Celebramos hoy la memoria del Dulce nombre de María, en principio celebrada a los ocho días de su nacimiento, pero que, al coincidir con el 15 de septiembre (Nuestra Señora de los Dolores), se adelanta a hoy.

No hay otro nombre que pueda salvarnos sino el de Cristo. Pero para llegar a Él, hay caminos diversos. Y el más rápido es su Madre, María.
Ultimamente se ha puesto de moda volver a la sencillez de su nombre, María de Nazaret, lo que me parece precioso. Quizá la teología barroca adornó tanto a nuestra Madre que nos habíamos quedado demasiado en los ropajes externos y en las carrozas, olvidándonos un poco de quién era en realidad.
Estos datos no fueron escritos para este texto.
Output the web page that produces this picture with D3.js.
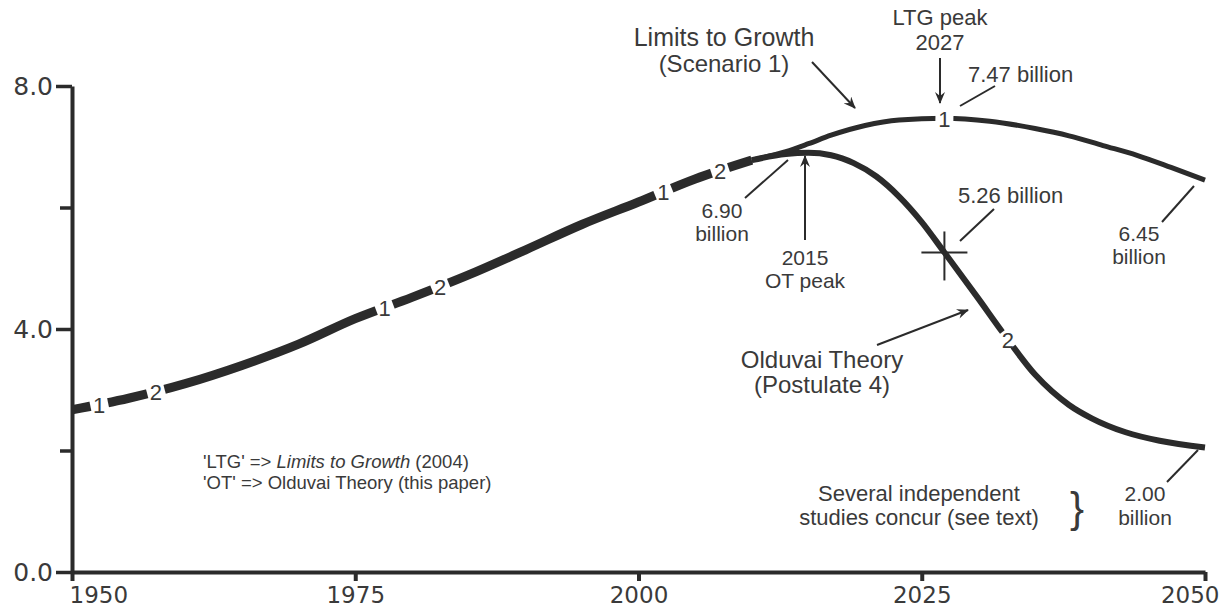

No es quitarle ni méritos ni grandeza: se trata de verlos, pero en la realidad que nos narran los Evangelios, en esa sencillez típica de quien narra lo más trascendente con términos sencillos. La actual Reina de la Creación fue una humilde doncella de pueblo. Y allí, en Nazaret, transcurrió su vida. Sus padres la pusieron ese nombre, que iba a ser el más pronunciado después del de su Hijo. En la sencillez de una vida oculta al mundo, su corazón era el más grande de la creación, hasta que se encarnó en ella el Sagrado Corazón, Verbo Eterno de Dios.
Cuánto hemos de aprender de esas vidas reales, tan ocultas, pero tan aleccionadoras, de la gente sencilla que comprende bien a Dios y vive de Él. Pienso que en realidad, muchos de los grandes santos han comenzado todos con esa misma sencillez y anonimato. Se han forjado en la intimidad de Dios, y esa sobreabundancia de su interioridad, les llevó a la fama. Pero primero hubo anonimato. Precioso, profundo y misterioso anonimato. Como la vida oculta del Salvador.

La solidez de una vida interior construida día a día permitió a María levantar no una casa, sino un auténtico palacio para que habitara en él quien es Rey de reyes y Señor de Señores.

Aprendamos de María a construir la casa sobre roca, el mejor cimiento, que es el Señor.